While every organization is different, these strategies provide a good preparatory baseline for almost everyone. Although we’ve never seen a client do all of these things, checking off the following boxes represents the ideal situation—a consultant’s “dream” if you will—for implementing Workday effectively:

  • Create ownership and accountability. Cloud deployments need strong ownership—someone who is responsible for the application from a business standpoint with appropriate stakeholder involvement from IT and change management. This business-focused owner should understand the vision, the level of change that is involved, and be a part of the day-to-day transformation. Without such a person, the implementation will be like a rudderless ship. One of the great features of a cloud solution is the constant ability to innovate and optimize. That can only happen effectively when somebody takes accountability from the very beginning and continues to make choices about the innovations the organization wants to adopt well beyond go live.
  • Instill clear decision-making authority and processes. There is often a perception that cloud implementations can be done faster. Whether or not that is true depends on an organization’s ability to make decisions and stick to them. While it might seem obvious, establishing clear decision-making authority is particularly important within government organizations, which are often accustomed to lengthy consensus-building cycles. While there is nothing wrong with gathering input and making sure everyone is comfortable with the proposed changes, such consensus-building needs to be regimented with clear deadlines, or else the organization risks incurring costly delays, or even worse, failing to realize the intended benefits.
  • Operate with one foot in today and one in tomorrow. With cloud applications, governmental organizations, perhaps for the first time, can look both at what they need to improve now as well as what they would like to improve in the future. Cloud deployments usher in the concept of rapid prototyping and continual process improvement. This stands in stark contrast to on-premises implementations where users often have only one shot to make decisions. Cloud deployments generally require a shift from a waterfall approach to an Agile methodology. In other words, it’s about iterative prototyping, rather than trying to get everything right the first time.
  • Involve the right stakeholders for design input. A top-heavy design process is a common mistake. Key product and process owners obviously need to be part of the design process but so do the people who actually do the work. It’s also important to balance current subject matter experts with subject matter change agents. While functional knowledge of the current system and processes is important, you also need people who can envision future-state improvements. Ultimately, whoever is invited to participate in the design process has to be empowered by leadership so their decisions are respected and not unraveled at the eleventh hour by a colleague or superior who missed the meeting. In short, a successful cloud-based design process involves true collaboration, with the right mix of stakeholders chosen and empowered from project inception.
  • Consider impacts on your larger technology ecosystem. Cloud-based applications send and receive information from a lot of different places. Consequently, they touch many other solutions within the organization as well as many outside parties from a technical perspective. Thinking through the impacts upon the extended technology ecosystem is critical to avoiding delays and preserving important internal and external relationships. While many organizations can “talk a good game” about legacy system remediation, shadow-system analysis, and compatibility with partner organizations, they often do not understand how to resolve the impacts, nor do they grasp how long it can take.
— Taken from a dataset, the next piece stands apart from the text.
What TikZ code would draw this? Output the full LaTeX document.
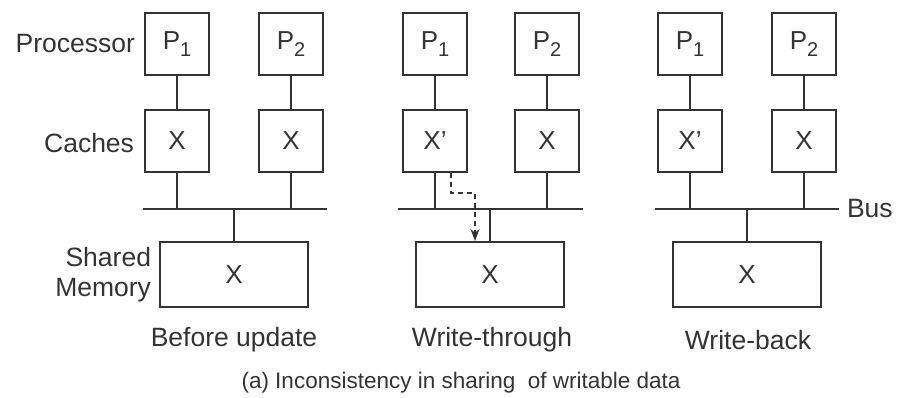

Some partners may have fixed change-management schedules. Or, some systems may not be compatible with the Software as a Service (SaaS) architecture. For example, cloud-based applications have pre-defined components, such as supplier invoices. Unlike on-premises systems, you do not have the ability to insert fields, change layouts, or add objects. Grasping and communicating these parameters is critical to keeping your deployment on track.
  • Operate with a fail-fast, fail-forward mentality. Many public sector organizations get stuck in the pursuit of perfection. The prevailing sentiment is that the solution has to be flawless before it can be released. This idea runs counter to one of the core tenets of the cloud: continuous improvement. Cloud solutions are implemented in an iterative fashion where failure is simply part of an agile learning process. Simply put: it’s okay if it’s not quite right because the project team will try it again and keep offering improvements. This fail-fast, fail-forward mentality is possible because SaaS solutions rely on configuration, not coding. It might take a day to reconfigure something in a cloud application compared to a month or more to recode something in an on-premises system. That’s why go live is really just the beginning. On day one, your organization might have a workable solution but even more value comes from optimizing it going forward.
  • Make change management a part of things from the start. Change management is often viewed as something you do at the end of the project. This couldn’t be further from the truth. From the very beginning, various groups, such as the project management office (PMO), tech team, business-users, functional experts, and partner agencies—all need to participate and learn, with everyone adopting a fail-fast, fail-forward mentality. In a cloud implementation journey, everybody needs to get on the bus—from day one.

Moving to the cloud can give your organization the power to adapt, but it involves a whole lot more than flicking a switch.

Implementing a cloud-based platform like Workday is different from deploying an on-premises ERP system

How is it different?

In two major respects:

  1. It is business-led, involving the active participation of those who will use the system; and
  2. It entails significant organizational change, so change management, issue resolution, governance, and project management need to be considered upfront.

While a business-led SaaS deployment may be different than what you’re accustomed to, the differences are not insurmountable, with a little forethought, open-mindedness, and guidance from an experienced implementation partner with a track record of success.